Historically, yes but I'm just not confident about modern IDE hard
drives. They have failed on me too often or start making sounds that I'm
not happy about. And if the hardware has a glitch then this stalls the
system during boot -- compare to say a flash drive that can be soft
mounted. Even if it's corrupt, it's not a critical failure and the system
has still booted.

> Depending upon the amount of reads/laser head repositionings and spin
> up/downs, your cd drives might wear out rather quick. Combined with a
> possible problem with dust in that location, I would not give your
> cdrom drive(s) much more then a few months of lifetime.

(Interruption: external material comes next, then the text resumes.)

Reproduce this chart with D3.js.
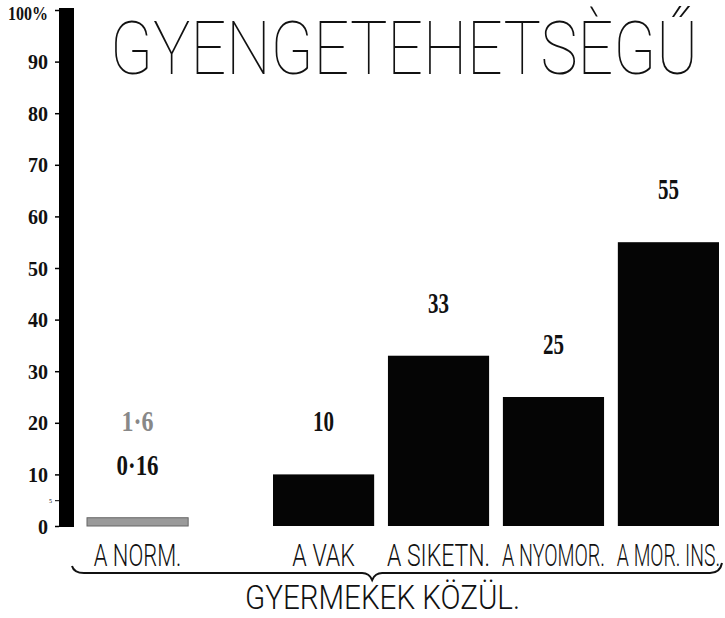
<!DOCTYPE html>
<html>
<head>
<meta charset="utf-8">
<script src="https://cdn.jsdelivr.net/npm/d3@7"></script>
<style>
  body { margin: 0; background: #fff; }
</style>
</head>
<body>
<div id="chart"></div>
<script>
// data
const categories = ["A NORM.", "A VAK", "A SIKETN.", "A NYOMOR.", "A MOR. INS."];
const values = [1.6, 10, 33, 25, 55];
const valueLabels = ["0·16", "10", "33", "25", "55"];
const normExtraLabel = "1·6";
const yTicks = [0, 10, 20, 30, 40, 50, 60, 70, 80, 90, 100];
const minorTicks = [5];
const title = "GYENGETEHETSÈGŰ";
const groupLabel = "GYERMEKEK KÖZÜL.";

const width = 725, height = 618;

var svg = d3.select("#chart")
    .append("svg")
    .attr("width", width)
    .attr("height", height);

svg.append("rect").attr("width", width).attr("height", height).attr("fill", "#fff");

// y scale: 0 at the foot of the bars, 100% at the top of the post
var y = d3.scaleLinear().domain([0, 100]).range([526, 10]);

// the normal children stand apart from the other four groups
var xLeft = d3.scaleBand().domain(categories.slice(0, 1)).range([87, 188]).padding(0);
var xRight = d3.scaleBand().domain(categories.slice(1)).range([273, 719])
    .paddingInner(0.12).paddingOuter(0);
function xPos(c) { return c === categories[0] ? xLeft(c) : xRight(c); }
var bw = xRight.bandwidth();

var data = categories.map(function (c, i) { return { cat: c, value: values[i], label: valueLabels[i] }; });

// tall narrow lettering: small font stretched upward
function tallText(parent, x, yBase, k, size, len, anchor, weight) {
    return parent.append("g")
        .attr("transform", "translate(" + x + "," + yBase + ") scale(1," + k + ")")
        .append("text")
        .attr("text-anchor", anchor)
        .attr("textLength", len)
        .attr("lengthAdjust", "spacingAndGlyphs")
        .style("font-family", "Roboto, 'Noto Sans', sans-serif")
        .style("font-weight", weight)
        .style("font-size", size + "px")
        .style("fill", "#111");
}

// title
tallText(svg, 110, 74, 1.45, 51, 588, "start", "100").text(title);

// thick black post as the y axis
svg.append("rect")
    .attr("x", 59)
    .attr("y", 8)
    .attr("width", 15)
    .attr("height", y(0) - 8 + 1)
    .attr("fill", "#000");

var yAxis = svg.append("g")
    .attr("transform", "translate(59,0)")
    .call(d3.axisLeft(y)
        .tickValues(yTicks)
        .tickSize(4)
        .tickPadding(7)
        .tickFormat(function (d) { return d === 100 ? "100%" : d; }));
yAxis.select(".domain").remove();
yAxis.selectAll("line").attr("stroke", "#000").attr("stroke-width", 1.5);
yAxis.selectAll("text")
    .attr("textLength", function (d) { return d === 100 ? 40 : (d === 0 ? 10 : 20); })
    .attr("lengthAdjust", "spacingAndGlyphs")
    .style("font-family", "'Liberation Serif', serif")
    .style("font-weight", "bold")
    .style("font-size", "22px")
    .style("fill", "#111");
yAxis.selectAll(".tick").filter(function (d) { return d === 100; }).select("text")
    .attr("dy", "0.55em")
    .style("font-size", "18px");

// tiny minor tick at 5
var minor = svg.append("g")
    .attr("transform", "translate(59,0)")
    .call(d3.axisLeft(y).tickValues(minorTicks).tickSize(4).tickPadding(3));
minor.select(".domain").remove();
minor.selectAll("line").attr("stroke", "#000").attr("stroke-width", 1);
minor.selectAll("text").style("font-size", "6px").style("font-family", "'Liberation Serif', serif");

// bars
svg.selectAll(".bar")
    .data(data)
    .enter().append("rect")
    .attr("class", "bar")
    .attr("x", function (d) { return xPos(d.cat); })
    .attr("y", function (d) { return y(d.value); })
    .attr("width", bw)
    .attr("height", function (d) { return y(0) - y(d.value); })
    .attr("fill", function (d, i) { return i === 0 ? "#9a9a9a" : "#050505"; })
    .attr("stroke", function (d, i) { return i === 0 ? "#666" : "none"; })
    .attr("stroke-width", 1);

// value labels above bars
svg.selectAll(".val")
    .data(data)
    .enter().append("text")
    .attr("class", "val")
    .attr("x", function (d) { return xPos(d.cat) + bw / 2; })
    .attr("y", function (d, i) { return i === 0 ? 475 : y(d.value) - 43; })
    .attr("text-anchor", "middle")
    .attr("textLength", function (d) { return d.label.length * 10.5; })
    .attr("lengthAdjust", "spacingAndGlyphs")
    .style("font-family", "'Liberation Serif', serif")
    .style("font-weight", "bold")
    .style("font-size", "29px")
    .style("fill", "#111")
    .text(function (d) { return d.label; });

// pencilled extra figure over the normal bar
svg.append("text")
    .attr("x", xLeft(categories[0]) + bw / 2)
    .attr("y", 431)
    .attr("text-anchor", "middle")
    .attr("textLength", 32)
    .attr("lengthAdjust", "spacingAndGlyphs")
    .style("font-family", "'Liberation Serif', serif")
    .style("font-weight", "bold")
    .style("font-size", "29px")
    .style("fill", "#888")
    .text(normExtraLabel);

// category labels
data.forEach(function (d) {
    tallText(svg, xPos(d.cat) + bw / 2, 566, 1.9, 17,
        Math.min(bw + 2, d.cat.length * 12.5), "middle", "300").text(d.cat);
});

// brace grouping all categories
var bL = xLeft.range()[0] - 15, bR = xRight.range()[1] + 3;
var tip = xRight(categories[1]) + bw - 2, by = 573;
var brace = d3.path();
brace.moveTo(bL, by - 7);
brace.quadraticCurveTo(bL + 2, by, bL + 12, by);
brace.lineTo(tip - 10, by);
brace.quadraticCurveTo(tip - 3, by, tip, by + 7);
brace.quadraticCurveTo(tip + 3, by, tip + 10, by);
brace.lineTo(bR - 12, by);
brace.quadraticCurveTo(bR - 2, by, bR, by - 10);
svg.append("path")
    .attr("d", brace.toString())
    .attr("fill", "none")
    .attr("stroke", "#111")
    .attr("stroke-width", 2);

tallText(svg, 245, 609, 1.3, 26, 275, "start", "300").text(groupLabel);
</script>
</body>
</html>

You might be right about this, dust would be a problem and drive
mechanisms might wear out. Still, from my personal inventory collected
over the years I have far more usable old CD-ROM drives than usable old
hard drives.

> Even flash drives have limitations in rewriteability. Most are
> specified for 100000 rewrites, which may be soon exhausted for
> constantly changing directory entries or atimes. Unlike packet writing
> there is no scheme to shift physical areas for such entries on the
> flashdisk. At least you will have to make heavy use of ram cache and
> the "noatime" option. Having said that, there are a lot of embedded
> linux devices (routers and such) working from flash memory.

Yes, the write cycles are currently a problem. Next generation flash
memories will dramatically improve upon this by the way but that's still
in the labs :) I think it will be exciting though, maybe 5 years away.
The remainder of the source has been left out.